Berdasarkan derajat nyeri dikelompokkan
menjadi :
1)
Nyeri ringan adalah nyeri hilang
timbul, terutama saat beraktivitas
sehari hari dan menjelang tidur.
2)
Nyeri sedang adalah nyeri
terus-menerus, aktivitas terganggu yang
hanya hilang bila penderita tidur.
3)
Nyeri berat adalah nyeri terus menerus
sepanjang hari, penderita tidak
dapat tidur dan sering terjaga akibat nyeri.
D.
Anatomi
dan Fisiologi Nyeri
Salah satu sistem
saraf yang paling penting adalah menyampaikan informasi tentang ancaman
kerusakan tubuh. Saraf yang dapat mendeteksi nyeri tersebut dinamakan
nociception. Nociception termasuk menyampaikan informasi perifer dari reseptor
khusus pada jaringan (nociseptors) kepada struktur sentral pada otak Sistem
nyeri mempunyai beberapa komponen:
a. Reseptor
khusus yang disebut nociseptors, pada sistem saraf perifer, mendeteksi dan menyaring
intensitas dan tipe stimulus noxious. (orde 1)
b. Saraf
aferen primer (saraf A-delta dan C) mentransmisikan stimulus noxious ke CNS.
c. Kornu
dorsali medulla spinalis adalah tempat dimana terjadi hubungan antara serat
aferen primer dengan neuron kedua dan tempat kompleks hubungan antara local
eksitasi dan inhibitor interneuron dan tarktus desenden inhibitor dari otak.
d. Traktus
asending nosiseptik (antara lain traktus spinothalamikus lateralis dan
ventralis) menyampaikan signal kepada area yang lebih tinggi pada thalamus.
(orde 2)
e. Traktus
thalamo-kortikalis yang menghubungkan thalamus sebagai pusat relay sensibilitas
ke korteks cerebralis pada girus post sentralis. (orde 3)
f. Keterlibatan
area yang lebih tinggi pada perasaan nyeri, komponen afektif nyeri, ingatan
tentang nyeri yang dihubungkan dengan respon motoris.
g. Sistem
inhibitor desenden mengubah impuls nosiseptik yang datang pada level medulla
spinalis.
E.
Patofisiologi
Nyeri
Bila terjadi kerusakan jaringan/ancaman
kerusakan jaringan tubuh, seperti pembedahan akan menghasilkan sel-sel rusak
dengan konsekuensi akan mengeluarkan zat-zat kimia bersifat algesik yang
berkumpul sekitarnya dan dapat menimbulkan nyeri. Akan terjadi pelepasan
beberapa jenis mediator seperti zat-zat algesik, sitokin serta produk-produk
seluler yang lain, seperti metabolit eicosinoid, radikal bebas dan lain-lain.
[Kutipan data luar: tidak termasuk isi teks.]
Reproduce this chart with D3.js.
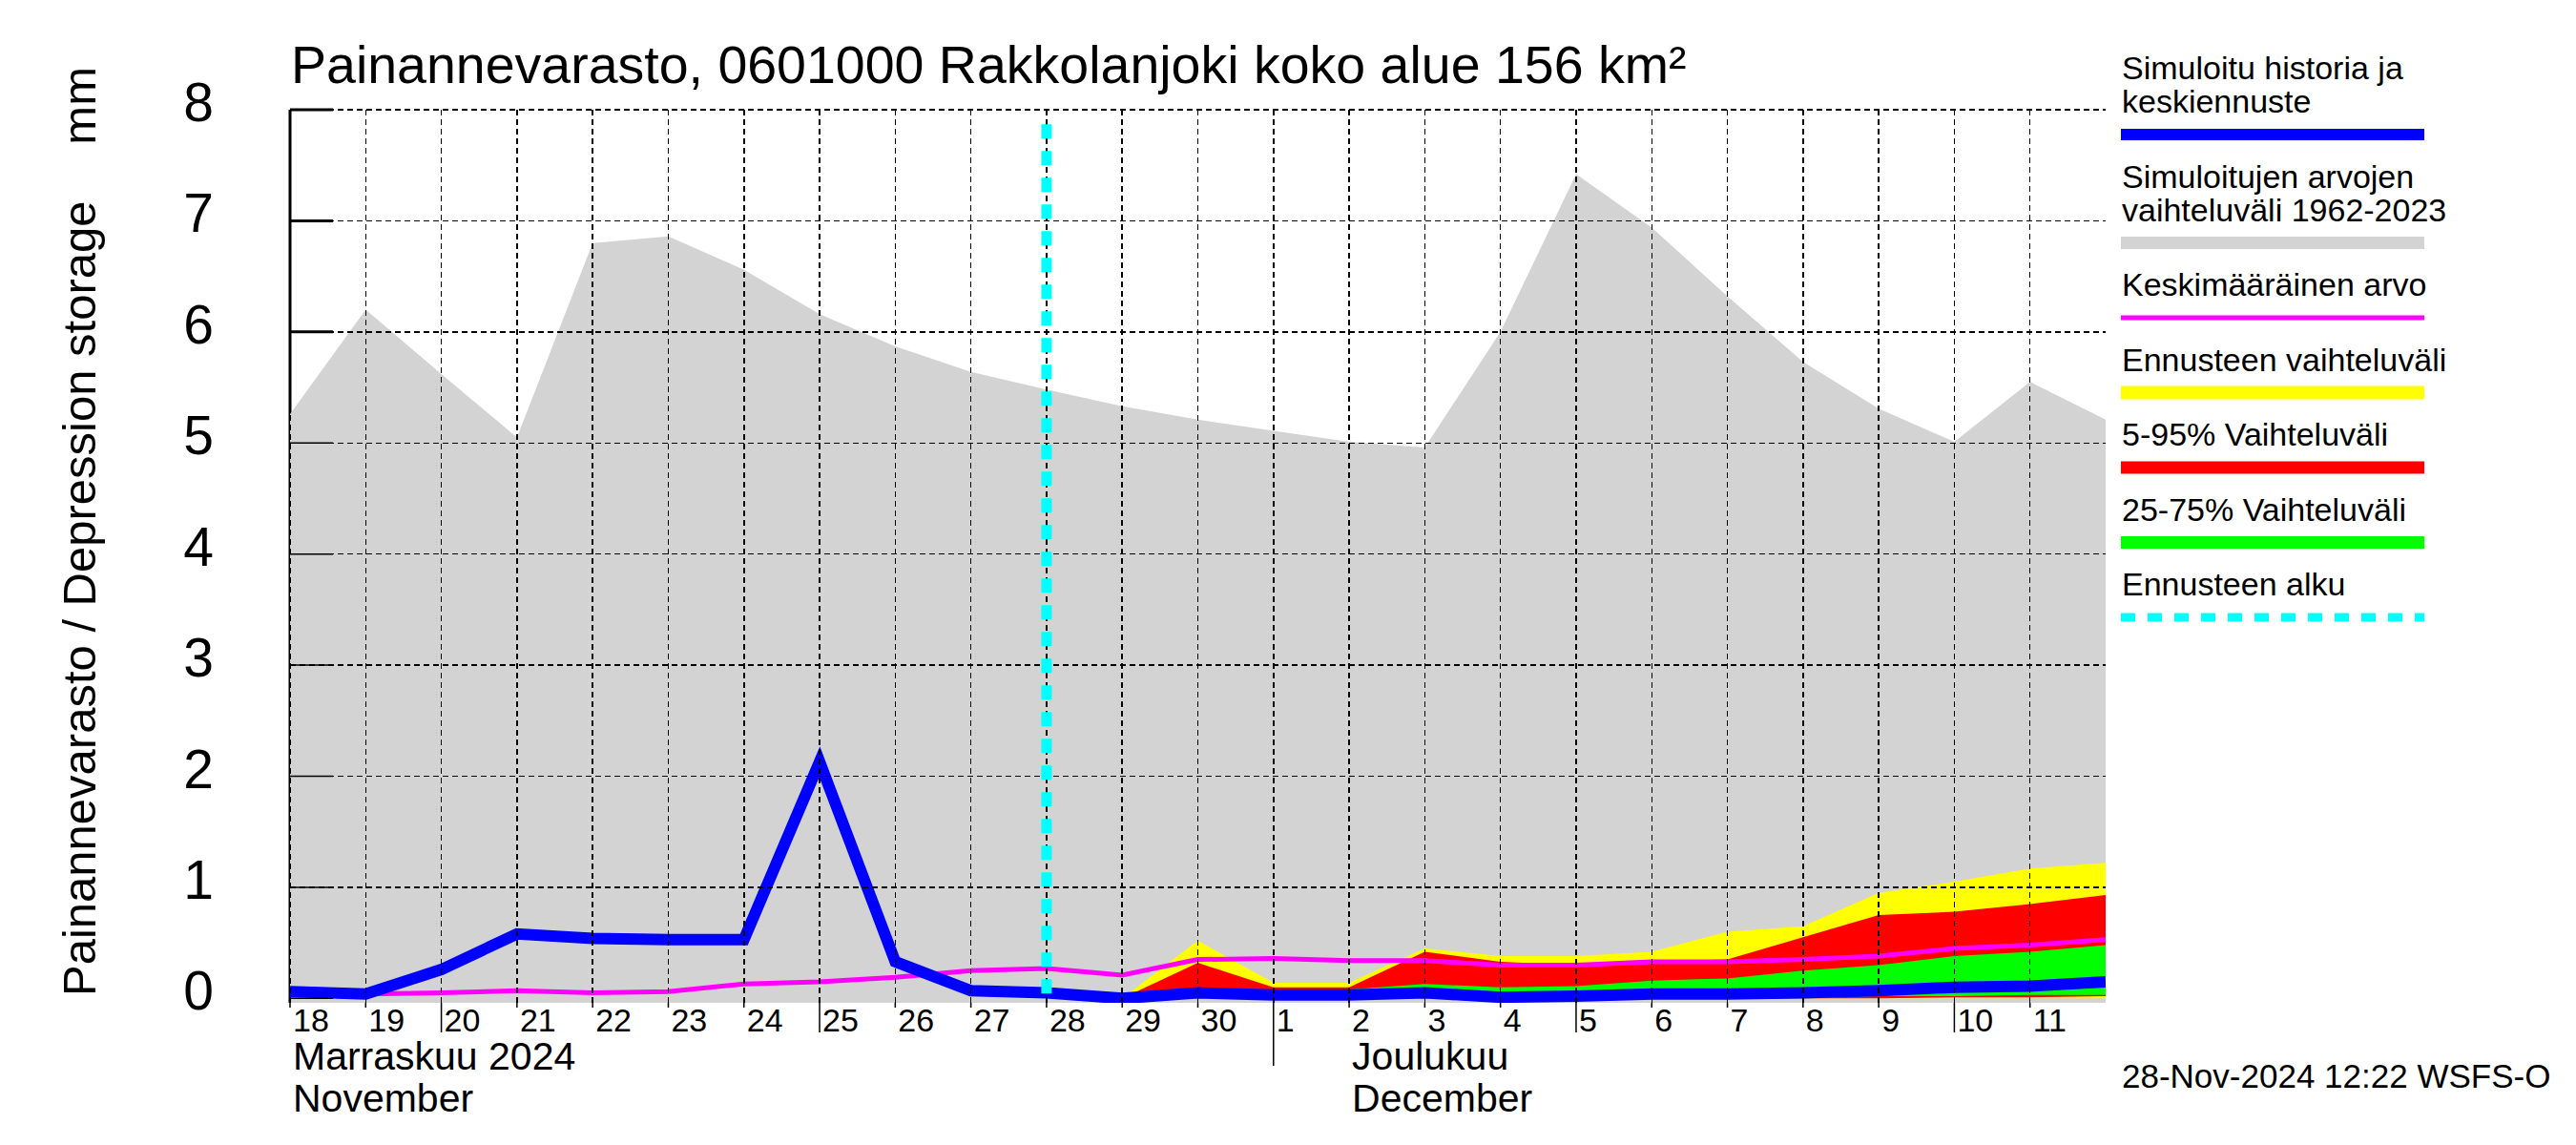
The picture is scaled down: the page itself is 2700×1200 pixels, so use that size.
<!DOCTYPE html>
<html lang="en">
<head>
    <meta charset="UTF-8">
    <title>Painannevarasto - Rakkolanjoki</title>
    <script src="https://d3js.org/d3.v7.min.js"></script>
    <style>
        body {
            margin: 0;
            padding: 0;
            background: white;
        }
        svg {
            display: block;
            font-family: "Liberation Sans", Arial, sans-serif;
        }
    </style>
</head>
<body>
    <svg id="chart" width="2700" height="1200"></svg>

    <script>
        // Daily values, 18 Nov 2024 00:00 ... 12 Dec 2024 00:00
        const startDate = new Date(Date.UTC(2024, 10, 18));
        const dayLabels = ["18", "19", "20", "21", "22", "23", "24", "25", "26", "27", "28", "29", "30",
            "1", "2", "3", "4", "5", "6", "7", "8", "9", "10", "11"];
        const longTickDays = [2, 7, 17, 22];
        const monthStartDay = 13;

        const histMax = [5.26, 6.2, 5.62, 5.05, 6.8, 6.86, 6.56, 6.16, 5.87, 5.64, 5.48, 5.33, 5.21, 5.11,
            5.01, 4.96, 6.0, 7.42, 6.94, 6.32, 5.73, 5.31, 5.01, 5.55, 5.21];
        const simulated = [0.06, 0.04, 0.26, 0.58, 0.54, 0.53, 0.53, 2.13, 0.33, 0.07, 0.05, 0.0, 0.05,
            0.03, 0.03, 0.05, 0.01, 0.02, 0.04, 0.04, 0.05, 0.07, 0.1, 0.11, 0.15];
        const meanValue = [0.05, 0.04, 0.05, 0.07, 0.05, 0.06, 0.13, 0.15, 0.19, 0.25, 0.27, 0.21, 0.35,
            0.36, 0.34, 0.34, 0.3, 0.3, 0.33, 0.33, 0.35, 0.38, 0.45, 0.48, 0.53];

        // forecast bands, from day index 10 (28 Nov 24:00) onwards
        const forecastStart = 10;
        const ensMin = [0.05, 0.0, 0, 0, 0, 0, 0, 0, 0, 0, 0, 0, 0, 0, 0];
        const ensMax = [0.05, 0.0, 0.52, 0.14, 0.14, 0.45, 0.38, 0.38, 0.42, 0.6, 0.65, 0.95, 1.05, 1.17, 1.22];
        const p05 = [0.05, 0.0, 0, 0, 0, 0, 0, 0, 0, 0, 0, 0, 0.01, 0.01, 0.02];
        const p95 = [0.05, 0.0, 0.32, 0.1, 0.1, 0.42, 0.33, 0.3, 0.33, 0.35, 0.55, 0.75, 0.78, 0.85, 0.93];
        const p25 = [0.05, 0.0, 0, 0, 0, 0, 0, 0, 0, 0, 0, 0.02, 0.02, 0.03, 0.03];
        const p75 = [0.05, 0.0, 0.05, 0.05, 0.08, 0.13, 0.1, 0.11, 0.16, 0.18, 0.25, 0.3, 0.38, 0.42, 0.48];

        const yTicks = [0, 1, 2, 3, 4, 5, 6, 7, 8];

        const legendItems = [
            { lines: ["Simuloitu historia ja", "keskiennuste"], color: "#0000ff", width: 12 },
            { lines: ["Simuloitujen arvojen", "vaihteluväli 1962-2023"], color: "#d3d3d3", width: 13 },
            { lines: ["Keskimääräinen arvo"], color: "#ff00ff", width: 5 },
            { lines: ["Ennusteen vaihteluväli"], color: "#ffff00", width: 14 },
            { lines: ["5-95% Vaihteluväli"], color: "#ff0000", width: 13 },
            { lines: ["25-75% Vaihteluväli"], color: "#00ff00", width: 13 },
            { lines: ["Ennusteen alku"], color: "#00ffff", width: 9, dash: "15,13" }
        ];

        const svg = d3.select("#chart");
        const plotLeft = 304, plotRight = 2207, plotTop = 115, plotBottom = 1051;

        const dayMs = 24 * 3600 * 1000;
        const dateOf = i => new Date(startDate.getTime() + i * dayMs);
        const dates = d3.range(histMax.length).map(dateOf);

        const x = d3.scaleUtc().domain([dates[0], dates[dates.length - 1]]).range([plotLeft, plotRight]);
        const y = d3.scaleLinear().domain([-0.04, 8]).range([plotBottom, plotTop]);

        svg.append("defs").append("clipPath").attr("id", "plot-clip")
            .append("rect").attr("x", plotLeft).attr("y", plotTop - 10)
            .attr("width", plotRight - plotLeft).attr("height", plotBottom - plotTop + 10);

        // axis line and ticks (under the gray area)
        svg.append("line")
            .attr("x1", plotLeft).attr("x2", plotLeft)
            .attr("y1", y(8)).attr("y2", plotBottom)
            .attr("stroke", "black").attr("stroke-width", 3);
        svg.selectAll(".ytick")
            .data(yTicks).enter().append("line")
            .attr("x1", plotLeft).attr("x2", plotLeft + 45)
            .attr("y1", d => y(d)).attr("y2", d => y(d))
            .attr("stroke", "black").attr("stroke-width", 3);

        const plot = svg.append("g").attr("clip-path", "url(#plot-clip)");

        // historical range
        plot.append("path")
            .datum(histMax)
            .attr("fill", "#d3d3d3")
            .attr("d", d3.area()
                .x((d, i) => x(dates[i]))
                .y0(plotBottom)
                .y1(d => y(d)));

        // forecast bands
        const fDates = dates.slice(forecastStart);
        function band(lo, hi, color) {
            plot.append("path")
                .datum(d3.zip(lo, hi))
                .attr("fill", color)
                .attr("d", d3.area()
                    .x((d, i) => x(fDates[i]))
                    .y0(d => y(d[0]))
                    .y1(d => y(d[1])));
        }
        band(ensMin, ensMax, "#ffff00");
        band(p05, p95, "#ff0000");
        band(p25, p75, "#00ff00");

        // grid
        const grid = svg.append("g")
            .attr("stroke", "black").attr("stroke-width", 1.5)
            .attr("stroke-dasharray", "6,4").attr("shape-rendering", "crispEdges");
        grid.selectAll(".hgrid")
            .data(yTicks.filter(d => d > 0)).enter().append("line")
            .attr("x1", plotLeft).attr("x2", plotRight)
            .attr("y1", d => y(d)).attr("y2", d => y(d));
        grid.selectAll(".vgrid")
            .data(dates.slice(0, dates.length - 1)).enter().append("line")
            .attr("x1", d => x(d)).attr("x2", d => x(d))
            .attr("y1", y(8)).attr("y2", plotBottom);

        // thin tick segments over gray
        svg.selectAll(".ytick2")
            .data(yTicks).enter().append("line")
            .attr("x1", plotLeft).attr("x2", plotLeft + 45)
            .attr("y1", d => y(d)).attr("y2", d => y(d))
            .attr("stroke", "black").attr("stroke-width", 1.5);

        // mean line
        plot.append("path")
            .datum(meanValue)
            .attr("fill", "none")
            .attr("stroke", "#ff00ff")
            .attr("stroke-width", 5)
            .attr("d", d3.line().x((d, i) => x(dates[i])).y(d => y(d)));

        // simulated history and mean forecast
        plot.append("path")
            .datum(simulated)
            .attr("fill", "none")
            .attr("stroke", "#0000ff")
            .attr("stroke-width", 12)
            .attr("stroke-linejoin", "miter")
            .attr("d", d3.line().x((d, i) => x(dates[i])).y(d => y(d)));

        // forecast start
        svg.append("line")
            .attr("x1", x(dates[forecastStart])).attr("x2", x(dates[forecastStart]))
            .attr("y1", y(7.87)).attr("y2", y(0))
            .attr("stroke", "#00ffff").attr("stroke-width", 11)
            .attr("stroke-dasharray", "15,13");

        // x ticks
        svg.selectAll(".xtick")
            .data(dayLabels).enter().append("line")
            .attr("x1", (d, i) => x(dates[i])).attr("x2", (d, i) => x(dates[i]))
            .attr("y1", plotBottom)
            .attr("y2", (d, i) => i === monthStartDay ? 1117 : longTickDays.includes(i) ? 1082 : 1056)
            .attr("stroke", "black").attr("stroke-width", 1.5);

        svg.selectAll(".xlabel")
            .data(dayLabels).enter().append("text")
            .attr("x", (d, i) => x(dates[i]) + 3)
            .attr("y", 1081)
            .attr("font-size", 34)
            .text(d => d);

        const months = [
            { day: 0, lines: ["Marraskuu 2024", "November"] },
            { day: 14, lines: ["Joulukuu", "December"] }
        ];
        months.forEach(m => {
            m.lines.forEach((t, j) => {
                svg.append("text")
                    .attr("x", x(dates[m.day]) + 3)
                    .attr("y", 1121 + j * 44)
                    .attr("font-size", 41)
                    .text(t);
            });
        });

        // y labels
        svg.selectAll(".ylabel")
            .data(yTicks).enter().append("text")
            .attr("x", 224)
            .attr("y", d => y(d) + 12)
            .attr("text-anchor", "end")
            .attr("font-size", 57)
            .text(d => d);

        svg.append("text")
            .attr("transform", "translate(100,1044) rotate(-90)")
            .attr("font-size", 49)
            .text("Painannevarasto / Depression storage");
        svg.append("text")
            .attr("transform", "translate(100,70) rotate(-90)")
            .attr("text-anchor", "end")
            .attr("font-size", 49)
            .text("mm");

        // title
        svg.append("text")
            .attr("x", 305).attr("y", 87)
            .attr("font-size", 55.5)
            .text("Painannevarasto, 0601000 Rakkolanjoki koko alue 156 km²");

        // legend
        let ly = 83;
        legendItems.forEach(item => {
            item.lines.forEach((t, j) => {
                svg.append("text")
                    .attr("x", 2224).attr("y", ly + j * 35)
                    .attr("font-size", 34)
                    .text(t);
            });
            const barY = ly + (item.lines.length - 1) * 35 + 23;
            svg.append("line")
                .attr("x1", 2223).attr("x2", 2541)
                .attr("y1", barY).attr("y2", barY)
                .attr("stroke", item.color)
                .attr("stroke-width", item.width)
                .attr("stroke-dasharray", item.dash || null);
            ly = barY + 55.5;
        });

        svg.append("text")
            .attr("x", 2224).attr("y", 1140)
            .attr("font-size", 35)
            .text("28-Nov-2024 12:22 WSFS-O");
    </script>
</body>
</html>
Mediator-mediator ini dapat menimbulkan efek melalui mekanisme spesifik.
F.
Mekanisme
Nyeri
Nyeri merupakan suatu bentuk peringatan
akan adanya bahaya kerusakan jaringan. Pengalaman sensoris pada nyeri akut
disebabkan oleh stimulus noksius yang diperantarai oleh sistem sensorik
nosiseptif. Sistem ini berjalan mulai dari perifer melalui medulla spinalis,
batang otak, thalamus dan korteks serebri. Apabila telah terjadi kerusakan
jaringan, maka sistem nosiseptif akan bergeser fungsinya dari fungsi protektif
menjadi fungsi yang membantu perbaikan jaringan yang rusak.
Nyeri inflamasi merupakan salah satu
bentuk untuk mempercepat perbaikan kerusakan jaringan. Sensitifitas akan
meningkat, sehingga stimulus non noksius atau noksius ringan yang mengenai
bagian yang meradang akan menyebabkan nyeri. Nyeri inflamasi akan menurunkan
derajat kerusakan dan menghilangkan respon inflamasi.